The question of who ran the red light was the key element in this case because the person who ran it caused the death of Wey and his passengers. That person could have been only Drossos or Wey. Evidence of alcohol and “speed” in Wey’s bloodstream was indeed relevant, competent, and material. Wey’s unfamiliarity with Indianapolis and its road system coupled with such evidence and expert testimony as to the resulting impairment of Wey’s comprehension and reaction time while driving a car under such conditions, if any, could have been the turning point in this trial for the defense. Under our system, after all, a defendant need only establish a reasonable doubt in the minds of the jury to be acquitted. That concept is one of the bellwethers of our judicial system, a major contributor to the freedom which we today enjoy.

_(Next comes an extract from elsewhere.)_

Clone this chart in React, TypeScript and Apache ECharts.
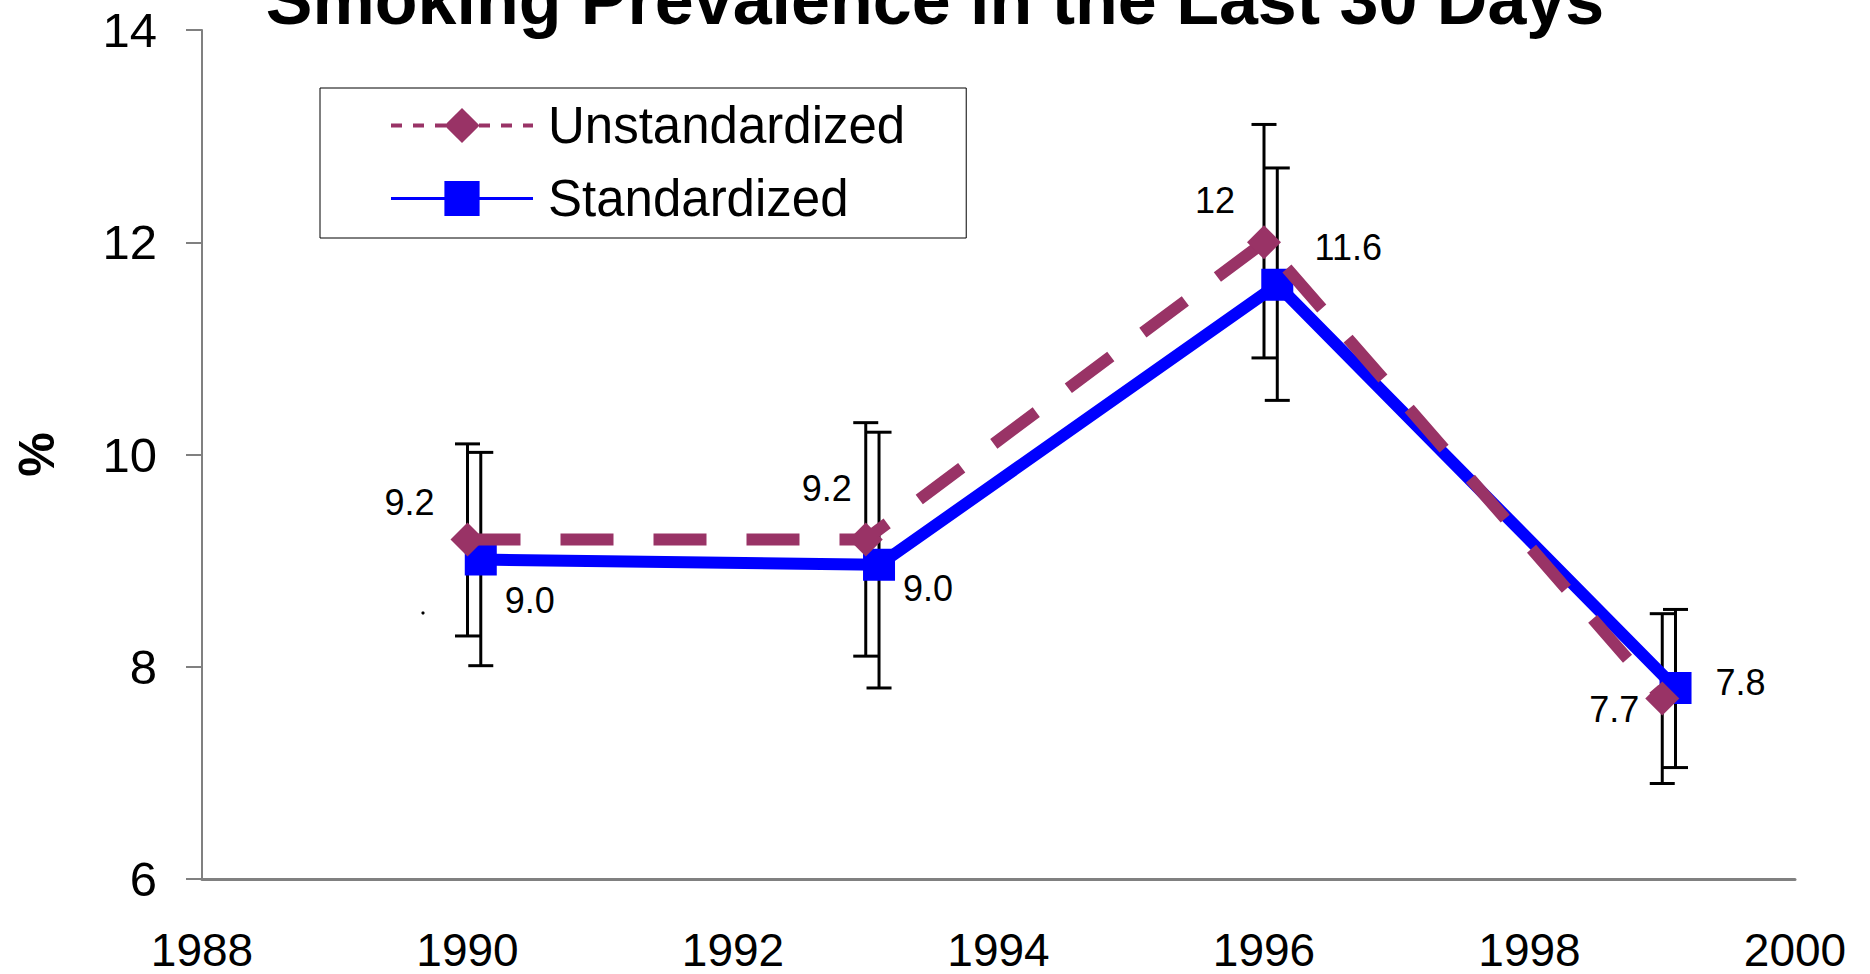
import React, { useEffect, useRef } from "react";
import * as echarts from "echarts";

const FONT = "'Liberation Sans', Arial, Helvetica, sans-serif";

const titleText = "Smoking Prevalence in the Last 30 Days";
const yAxisName = "%";

// Unstandardized series
const unstdName = "Unstandardized";
const unstdYears = [1990, 1993, 1996, 1999];
const unstdValues = [9.2, 9.2, 12.0, 7.7];
const unstdLow = [8.29, 8.1, 10.91, 6.9];
const unstdHigh = [10.1, 10.3, 13.11, 8.5];
const unstdLabelOffsets = [
  [-58, -37],
  [-39, -51],
  [-49, -42],
  [-48, 11],
];

// Standardized series (plotted slightly right of the year)
const stdName = "Standardized";
const stdYears = [1990.1, 1993.1, 1996.1, 1999.1];
const stdValues = [9.01, 8.96, 11.6, 7.8];
const stdLow = [8.01, 7.8, 10.51, 7.05];
const stdHigh = [10.02, 10.21, 12.7, 8.54];
const stdLabelOffsets = [
  [49, 41],
  [49, 24],
  [71, -37],
  [65, -5],
];

const xMin = 1988;
const xMax = 2000;
const xInterval = 2;
const yMin = 6;
const yMax = 14;
const yInterval = 2;

const UNSTD_COLOR = "#993366";
const STD_COLOR = "#0000FF";

function errorBarSeries(name: string, years: number[], low: number[], high: number[], z: number) {
  return {
    type: "custom",
    name: name + " error",
    z,
    silent: true,
    encode: { x: 0, y: [1, 2] },
    data: years.map((y, i) => [y, low[i], high[i]]),
    renderItem: (params: any, api: any) => {
      const x = api.value(0);
      const lo = api.coord([x, api.value(1)]);
      const hi = api.coord([x, api.value(2)]);
      const half = 12.5;
      const style = { stroke: "#000000", lineWidth: 3 };
      return {
        type: "group",
        children: [
          { type: "line", shape: { x1: lo[0], y1: lo[1], x2: hi[0], y2: hi[1] }, style },
          { type: "line", shape: { x1: hi[0] - half, y1: hi[1], x2: hi[0] + half, y2: hi[1] }, style },
          { type: "line", shape: { x1: lo[0] - half, y1: lo[1], x2: lo[0] + half, y2: lo[1] }, style },
        ],
      };
    },
  };
}

export default function App() {
  const ref = useRef<HTMLDivElement>(null);

  useEffect(() => {
    if (!ref.current) return;
    const chart = echarts.init(ref.current, null, { renderer: "svg" });

    const labelStyle = {
      show: true,
      position: "inside",
      fontSize: 36,
      fontFamily: FONT,
      color: "#000000",
    };

    const option: any = {
      animation: false,
      backgroundColor: "#ffffff",
      title: {
        text: titleText,
        left: "center",
        top: -40,
        textStyle: { fontSize: 70, fontWeight: "bold", fontFamily: FONT, color: "#000000" },
      },
      legend: {
        orient: "vertical",
        left: 320,
        top: 88,
        padding: [12, 61, 14, 69],
        itemWidth: 142,
        itemHeight: 44,
        itemGap: 22,
        borderColor: "#000000",
        borderWidth: 1,
        backgroundColor: "#ffffff",
        selectedMode: false,
        textStyle: { fontSize: 51, fontFamily: FONT, color: "#000000", padding: [0, 0, 0, 10] },
        data: [
          { name: unstdName, lineStyle: { width: 4, type: [11, 11], color: UNSTD_COLOR } },
          { name: stdName, lineStyle: { width: 3, type: "solid", color: STD_COLOR } },
        ],
      },
      grid: { left: 202, right: 75, top: 30, bottom: 95, containLabel: false, outerBoundsMode: "none" },
      xAxis: {
        type: "value",
        min: xMin,
        max: xMax,
        interval: xInterval,
        axisLine: { show: true, lineStyle: { color: "#808080", width: 3 } },
        axisTick: { show: false },
        splitLine: { show: false },
        axisLabel: {
          fontSize: 46,
          lineHeight: 46,
          fontFamily: FONT,
          color: "#000000",
          margin: 48,
          formatter: (v: number) => String(v),
        },
      },
      yAxis: {
        type: "value",
        min: yMin,
        max: yMax,
        interval: yInterval,
        name: yAxisName,
        nameLocation: "middle",
        nameRotate: 90,
        nameGap: 140,
        nameTextStyle: { fontSize: 50, fontWeight: "bold", fontFamily: FONT, color: "#000000" },
        axisLine: { show: true, lineStyle: { color: "#808080", width: 2 } },
        axisTick: { show: true, inside: false, length: 16, lineStyle: { color: "#808080", width: 2 } },
        splitLine: { show: false },
        axisLabel: { fontSize: 49, fontFamily: FONT, color: "#000000", margin: 45 },
      },
      graphic: [
        { type: "circle", shape: { cx: 423, cy: 613, r: 1.6 }, style: { fill: "#000000" } },
      ],
      series: [
        errorBarSeries(unstdName, unstdYears, unstdLow, unstdHigh, 1),
        errorBarSeries(stdName, stdYears, stdLow, stdHigh, 1),
        {
          type: "line",
          name: stdName,
          z: 3,
          symbol: "rect",
          symbolSize: 32,
          itemStyle: { color: STD_COLOR },
          lineStyle: { color: STD_COLOR, width: 12, type: "solid" },
          label: {
            ...labelStyle,
            formatter: (p: any) => Number(p.value[1]).toFixed(1),
          },
          data: stdYears.map((y, i) => ({
            value: [y, stdValues[i]],
            label: { offset: stdLabelOffsets[i] },
          })),
        },
        {
          type: "line",
          name: unstdName,
          z: 4,
          symbol: "diamond",
          symbolSize: 34,
          itemStyle: { color: UNSTD_COLOR },
          lineStyle: { color: UNSTD_COLOR, width: 12, type: [53, 40] },
          label: {
            ...labelStyle,
            formatter: (p: any) => String(Number(p.value[1])),
          },
          data: unstdYears.map((y, i) => ({
            value: [y, unstdValues[i]],
            label: { offset: unstdLabelOffsets[i] },
          })),
        },
      ],
    };

    chart.setOption(option);
    return () => chart.dispose();
  }, []);

  return (
    <div
      ref={ref}
      style={{ position: "fixed", left: 0, top: 0, width: 1870, height: 974, background: "#fff" }}
    />
  );
}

In my opinion we should not even slightly impair the absolute and unqualified right of a defendant in a criminal case to make a full and complete defense.
Dr. Forney’s testimony as to the chemicals and alcohol in Wey’s bloodstream was relevant, competent, and material. Its exclusion was not harmless. Where material evidence is excluded, the error is presumed to be harmful unless the contrary is made to appear from the record. Keller v. Cox, (1918) 67 Ind.App. 381, 118 N.E. 543; J.P. Smith Shoe Co. v. Curme-Feltman Shoe Co., (1918) 71 Ind.App. 401, 118 N.E. 360; Benjamin v. McElwaine-Richards Co., (1894) 10 Ind.App. 76, 37 N.E. 362. No such showing was made.

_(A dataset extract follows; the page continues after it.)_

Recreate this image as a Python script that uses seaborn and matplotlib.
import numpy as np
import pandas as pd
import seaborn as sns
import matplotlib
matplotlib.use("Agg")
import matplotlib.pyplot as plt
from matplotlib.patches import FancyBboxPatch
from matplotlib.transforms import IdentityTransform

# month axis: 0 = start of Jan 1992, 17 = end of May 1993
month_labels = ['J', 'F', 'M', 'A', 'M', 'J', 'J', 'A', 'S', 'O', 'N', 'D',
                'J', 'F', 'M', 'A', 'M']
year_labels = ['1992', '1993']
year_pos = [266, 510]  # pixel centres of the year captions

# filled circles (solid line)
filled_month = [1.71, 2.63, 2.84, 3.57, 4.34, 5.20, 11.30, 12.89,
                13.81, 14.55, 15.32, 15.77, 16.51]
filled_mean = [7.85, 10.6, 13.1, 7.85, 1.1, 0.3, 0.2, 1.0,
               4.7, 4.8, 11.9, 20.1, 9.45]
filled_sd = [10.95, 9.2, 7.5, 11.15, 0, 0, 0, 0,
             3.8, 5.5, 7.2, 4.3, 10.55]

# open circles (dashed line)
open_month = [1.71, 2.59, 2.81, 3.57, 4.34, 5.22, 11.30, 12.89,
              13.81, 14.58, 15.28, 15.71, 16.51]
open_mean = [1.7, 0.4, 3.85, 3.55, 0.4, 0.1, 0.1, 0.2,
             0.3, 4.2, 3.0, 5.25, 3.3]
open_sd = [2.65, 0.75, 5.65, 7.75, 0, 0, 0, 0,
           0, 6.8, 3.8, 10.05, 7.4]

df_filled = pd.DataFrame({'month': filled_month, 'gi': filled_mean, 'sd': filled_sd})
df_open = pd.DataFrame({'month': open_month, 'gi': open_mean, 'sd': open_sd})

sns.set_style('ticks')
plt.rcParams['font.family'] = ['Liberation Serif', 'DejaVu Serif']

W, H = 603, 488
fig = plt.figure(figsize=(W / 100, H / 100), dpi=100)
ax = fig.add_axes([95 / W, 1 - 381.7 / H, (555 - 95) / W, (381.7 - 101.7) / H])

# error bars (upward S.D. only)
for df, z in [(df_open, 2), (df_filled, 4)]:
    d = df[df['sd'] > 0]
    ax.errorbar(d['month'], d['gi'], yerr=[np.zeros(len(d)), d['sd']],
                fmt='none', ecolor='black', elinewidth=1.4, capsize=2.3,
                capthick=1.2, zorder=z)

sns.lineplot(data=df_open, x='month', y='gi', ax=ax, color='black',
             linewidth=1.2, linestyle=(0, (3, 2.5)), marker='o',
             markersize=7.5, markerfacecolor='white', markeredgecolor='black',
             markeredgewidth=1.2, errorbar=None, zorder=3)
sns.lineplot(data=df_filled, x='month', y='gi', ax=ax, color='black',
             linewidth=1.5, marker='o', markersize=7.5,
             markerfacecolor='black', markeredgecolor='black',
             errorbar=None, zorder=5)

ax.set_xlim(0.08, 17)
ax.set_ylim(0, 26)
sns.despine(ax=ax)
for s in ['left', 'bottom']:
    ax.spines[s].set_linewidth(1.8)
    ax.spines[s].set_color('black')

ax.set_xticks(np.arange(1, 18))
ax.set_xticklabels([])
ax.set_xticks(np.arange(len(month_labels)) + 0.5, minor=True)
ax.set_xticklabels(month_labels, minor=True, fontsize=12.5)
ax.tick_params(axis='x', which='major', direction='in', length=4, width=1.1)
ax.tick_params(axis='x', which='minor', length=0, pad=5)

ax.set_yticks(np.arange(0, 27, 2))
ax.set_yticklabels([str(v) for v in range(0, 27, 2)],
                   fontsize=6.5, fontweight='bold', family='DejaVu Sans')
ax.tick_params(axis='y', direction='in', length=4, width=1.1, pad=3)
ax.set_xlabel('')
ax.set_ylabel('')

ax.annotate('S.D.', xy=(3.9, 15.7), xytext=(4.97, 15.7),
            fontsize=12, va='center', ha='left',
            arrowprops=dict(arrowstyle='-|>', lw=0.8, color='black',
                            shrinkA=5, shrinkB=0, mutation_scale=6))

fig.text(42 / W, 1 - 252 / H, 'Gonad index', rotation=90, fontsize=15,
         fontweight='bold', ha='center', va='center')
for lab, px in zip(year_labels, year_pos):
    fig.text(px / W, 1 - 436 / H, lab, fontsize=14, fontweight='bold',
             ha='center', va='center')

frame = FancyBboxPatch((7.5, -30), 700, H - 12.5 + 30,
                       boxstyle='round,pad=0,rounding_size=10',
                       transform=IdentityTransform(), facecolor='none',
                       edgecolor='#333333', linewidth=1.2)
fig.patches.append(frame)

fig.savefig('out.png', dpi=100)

Further, such exclusion is a violation of the due process clause of the Fourteenth Amendment. Green v. Georgia, (1979) 442 *8U.S. 95, 99 S.Ct. 2150, 60 L.Ed.2d 738; Chambers v. Mississippi, (1973) 410 U.S. 284; Pelle v. Diners Club, (1974) Fla.App., 287 So.2d 737.
The majority points out Dr. Forney was the only expert testifying about the effects of the amphetamine and the alcohol on Wey and was Drossos’s own witness, testifying the amphetamine had an “insignificant” impact on Wey’s driving ability and the alcohol had “no measurable effect.” He was the only expert testifying because Drossos was given no opportunity to call other experts to dispute Forney’s opinions. He was the only expert testifying because he was the only witness who could establish the presence of the alcohol and “speed” in Wey’s bloodstream because his laboratory did the analysis. Had the fact of the presence of such chemicals been established by Forney’s testimony, Drossos could have called other experts to dispute Dr. Forney’s opinions. That opportunity was denied him by the trial court’s action. We weigh the evidence when we say the effect of the alcohol and drugs on Wey was de minimis. We may not do so on appeal.

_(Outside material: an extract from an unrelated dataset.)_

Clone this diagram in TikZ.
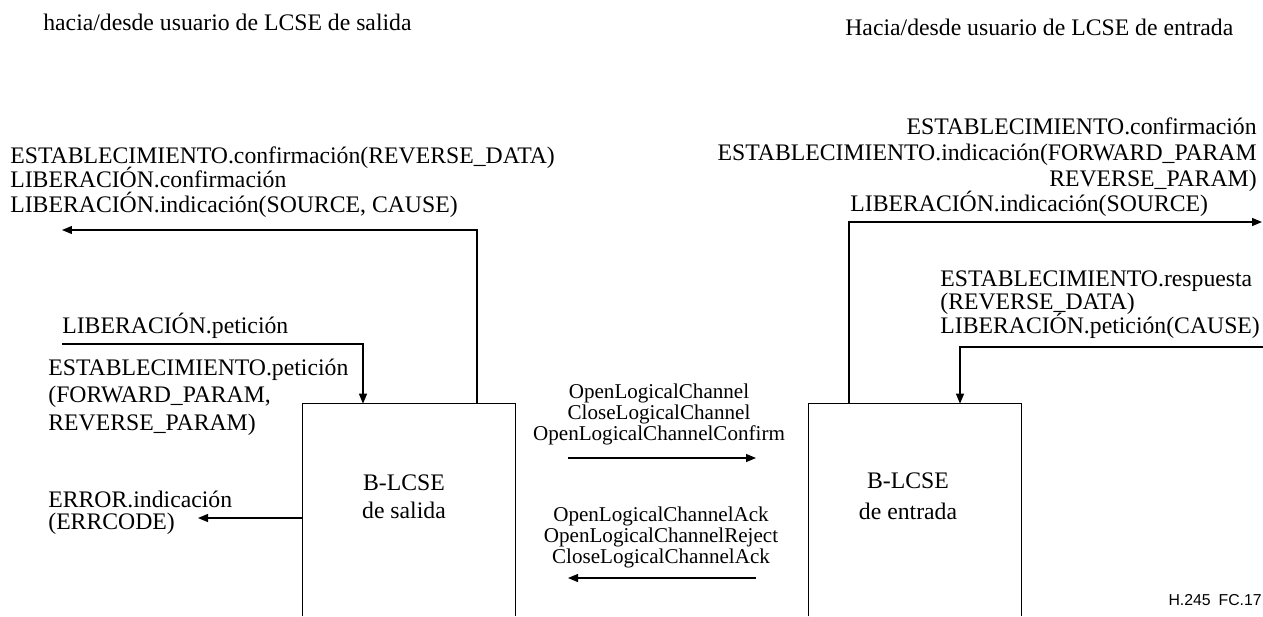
\documentclass[tikz,border=0pt]{standalone}
\usepackage{fontspec}
\setmainfont{Liberation Serif}
\newfontfamily\figfont{Liberation Sans}
\usetikzlibrary{arrows.meta}

\newcommand\tightlines{\lineskiplimit-20pt\relax}

\tikzset{
  prim/.style={inner sep=0pt, font={\fontsize{13.5}{#1}\selectfont\tightlines}},
  prim/.default=13,
  pdu/.style={inner sep=0pt, align=center,
    font={\fontsize{12}{11.9}\selectfont\tightlines}},
  sig/.style={line width=0.7pt, -{Triangle[length=2mm,width=1.6mm]}},
  lcse/.style={minimum width=4.24cm, minimum height=4.24cm, inner sep=0pt}
}

\begin{document}
\begin{tikzpicture}[x=0.02cm,y=-0.02cm]
\useasboundingbox (0,0) rectangle (1263,616);

% users on either side
\node[prim,anchor=base west] (usal) at (43,30) {hacia/desde usuario de LCSE de salida};
\node[prim,anchor=base west] (uent) at (845,35) {Hacia/desde usuario de LCSE de entrada};

% the two B-LCSE entities, open at the bottom
\node[lcse] (salida) at (409,510) {};
\node[lcse] (entrada) at (915,510) {};
\draw[line width=0.7pt] (salida.south west) -- (salida.north west)
  -- (salida.north east) -- (salida.south east);
\draw[line width=0.7pt] (entrada.south west) -- (entrada.north west)
  -- (entrada.north east) -- (entrada.south east);
% (base of a multi-line node = its last line)
\node[prim=15.5,align=center,anchor=base] (saltxt) at (404,518) {B-LCSE\\de salida};
\node[prim=17.5,align=center,anchor=base] (enttxt) at (908,519) {B-LCSE\\de entrada};

% outgoing side: primitives to the user
\node[prim=13.9,align=left,anchor=base west] (confsal) at (10,212)
  {ESTABLECIMIENTO.confirmación(REVERSE\_DATA)\\
   LIBERACIÓN.confirmación\\
   LIBERACIÓN.indicación(SOURCE, CAUSE)};
\coordinate (salup) at (477,230);
\coordinate (salout) at (62,230);
\draw[sig] (salida.north -| salup) -- (salup) -- (salout);

% outgoing side: primitives from the user
\node[prim,anchor=base west] (relpet) at (62,333) {LIBERACIÓN.petición};
\coordinate (relin) at (62,344);
\coordinate (relbend) at (363,344);
\draw[sig] (relin) -- (relbend) -- (salida.north -| relbend);
\node[prim=15.6,align=left,anchor=base west] (estpet) at (48,430)
  {ESTABLECIMIENTO.petición\\(FORWARD\_PARAM,\\REVERSE\_PARAM)};

% error indication
\node[prim=12,align=left,anchor=base west] (errind) at (48,529)
  {ERROR.indicación\\(ERRCODE)};
\coordinate (errout) at (198,518);
\draw[sig] (salida.west |- errout) -- (errout);

% messages between the two entities
\node[pdu,anchor=base] (fwdmsg) at (659,440)
  {OpenLogicalChannel\\CloseLogicalChannel\\OpenLogicalChannelConfirm};
\coordinate (fwdA) at (568,458);
\coordinate (fwdB) at (756,458);
\draw[sig] (fwdA) -- (fwdB);
\node[pdu,anchor=base] (bwdmsg) at (661,563)
  {OpenLogicalChannelAck\\OpenLogicalChannelReject\\CloseLogicalChannelAck};
\coordinate (bwdA) at (756,578);
\coordinate (bwdB) at (568,578);
\draw[sig] (bwdA) -- (bwdB);

% incoming side: primitives to the user
\node[prim=14.6,align=right,anchor=base east] (estind) at (1257,186)
  {ESTABLECIMIENTO.confirmación\\
   ESTABLECIMIENTO.indicación(FORWARD\_PARAM\\
   REVERSE\_PARAM)};
\node[prim,anchor=base west] (relind) at (850,211) {LIBERACIÓN.indicación(SOURCE)};
\coordinate (entup) at (849,222);
\coordinate (entout) at (1262,222);
\draw[sig] (entrada.north -| entup) -- (entup) -- (entout);

% incoming side: primitives from the user
\node[prim=13.2,align=left,anchor=base west] (estresp) at (940,333)
  {ESTABLECIMIENTO.respuesta\\(REVERSE\_DATA)\\LIBERACIÓN.petición(CAUSE)};
\coordinate (respin) at (1263,347);
\coordinate (respbend) at (960,347);
\draw[sig] (respin) -- (respbend) -- (entrada.north -| respbend);

% figure number
\node[inner sep=0pt,anchor=base east,font={\figfont\fontsize{9}{10}\selectfont}] (fignum)
  at (1262,605) {H.245\enspace FC.17};
\end{tikzpicture}
\end{document}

The question of the proximate cause of the collision and resulting deaths is properly one for the trier of fact, the jury in this case. Kraft v. State, (1930) 202 Ind. 44, 171 N.E. 1; Coffelt v. State, (1974) 159 Ind.App. 485, 307 N.E.2d 497. The evidence of alcohol and drugs in the deceased driver’s bloodstream was competent, relevant and material on that question. Its exclusion was reversible error.
I would reverse and remand for a new trial.